Salah satu diplomat itu adalah Prof. Schermerhon.
Sebagai
seorang “musuh” Schermerhon memiliki kesan yang mendalam terhadap Agus Salim.
Dalam Het dagboek van Schermerhoon (Buku Harian dari Schermerhoon), ia
menggambarkan Agus Salim: “Orang tua yang sangat pandai ini adalah seorang yang
jenius. Ia mampu bicara dan menulis secara sempurna sedikitnya dalam 9 bahasa.
Kelemahannya hanya satu: ia hidup melarat.”
Tegas
sebagai politisi, tapi sederhana dalam sikap dan keseharian. Dia
berpindah-pindah rumah kontrakan ketika di Surabaya, Yogyakarta, dan Jakarta.

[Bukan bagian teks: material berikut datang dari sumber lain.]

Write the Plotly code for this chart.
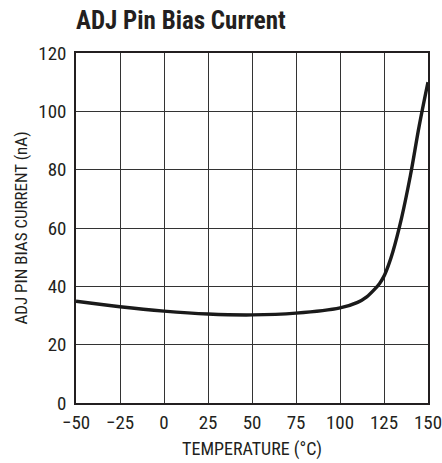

Di rumah sederhana itulah dia menjadi pendidik bagi anak-anaknya, kecuali si
bungsu, bukan memasukkannya ke pendidikan formal. Alasannya, selama hidupnya
Agus Salim mendapat segalanya dari luar sekolah. ”Saya telah melalui jalan
berlumpur akibat pendidikan kolonial,” ujarnya tentang penolakannya terhadap
pendidikan formal kolonial yang juga sebagai bentuk pembangkangannya terhadap
kekuasaan Belanda. Agus Salim wafat pada 4 November 1954 dalam usia 70 tahun.